Moins lourd pour les victimes
C’est de cette réforme que découle l’amendement sur l’instruction. En effet, pour ces affaires qui passeront à l’avenir devant cette cour criminelle, 80 % des dossiers d’assises actuels, l’instruction va donc revenir en Aveyron. Une véritable satisfaction pour Stéphane Mazars. "La mesure de 2007 avait été prise après l’affaire Outreau, rappelle-t-il. Ils avaient créé les pôles d’instruction pour éviter qu’il n’y ait qu’un seul juge sur une affaire et faire en sorte d’avoir le regard de plusieurs magistrats. Sauf que dans les faits, cette réforme constituait un peu une double peine pour les victimes. Non seulement elles sont victimes, mais en plus, elles doivent affronter un système judiciaire long et compliqué, et tout ça, à distance. Dans les faits, beaucoup d’affaires instruites à Montpellier ne passent pas devant plusieurs juges car il n’y en a pas besoin." Les enquêtes vont donc revenir à Rodez, à la charge du juge d’instruction. Avec quels moyens ? C’est sans doute la question à laquelle le gouvernement devra répondre quand la loi entrera en vigueur, une fois votée à l’Assemblée d’ici à la fin du mois de mai, puis au Sénat ensuite. Le sujet n’inquiète pas trop Stéphane Mazars : "On va de fait alléger la charge des pôles d’instruction qui recevaient des dossiers comme les nôtres, prévient-il. Cela devrait effectivement créer une surcharge de travail pour le cabinet du juge d’instruction de Rodez. Mais pour en avoir souvent parlé avec eux, ces juges sont dans l’ensemble favorables à récupérer les affaires criminelles qu’ils estimaient être en capacité de traiter."
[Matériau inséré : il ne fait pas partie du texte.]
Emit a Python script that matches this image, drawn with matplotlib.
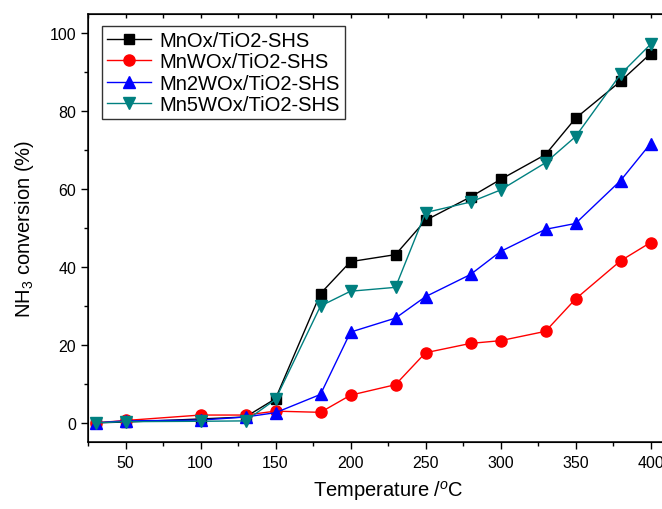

"Je déteste cet amendement car je n’en ai pas eu l’idée"
"Cela me coûte de le dire, mais c’est de l’ordre du narcissisme total, je déteste cet amendement pour une raison, c’est que je n’en ai pas eu l’idée. Vraiment, c’est un amendement extrêmement important." Lors de l’examen de l’amendement du député Mazars en commission des lois, le ministre de la Justice, Éric Dupond-Moretti, s’est fendu d’un bon mot dont il a le secret. En effet, lancé depuis sa nomination, à l’été 2020 dans un travail pour ce qu’il appelle "la justice de proximité", le ministre, lui aussi ancien avocat, a salué ce texte, qui colle à sa vision de la réforme. "Les magistrats sont très contents de cette mesure, a-t-il assuré, toujours en séance. C’est vraiment une idée géniale. Je sais, monsieur Mazars, que vous y travaillez depuis des années. Vous avez trouvé le bon vecteur législatif et j’accueille cet amendement à bras ouvert." Une satisfaction pour l’Aveyronnais, qui se battait pour cette mesure de longue date. En 2012, alors sénateur, il avait interpellé Christiane Taubira, alors ministre, sur ce sujet, avant de répéter à plusieurs reprises sa position depuis 2017 auprès des décideurs de LREM.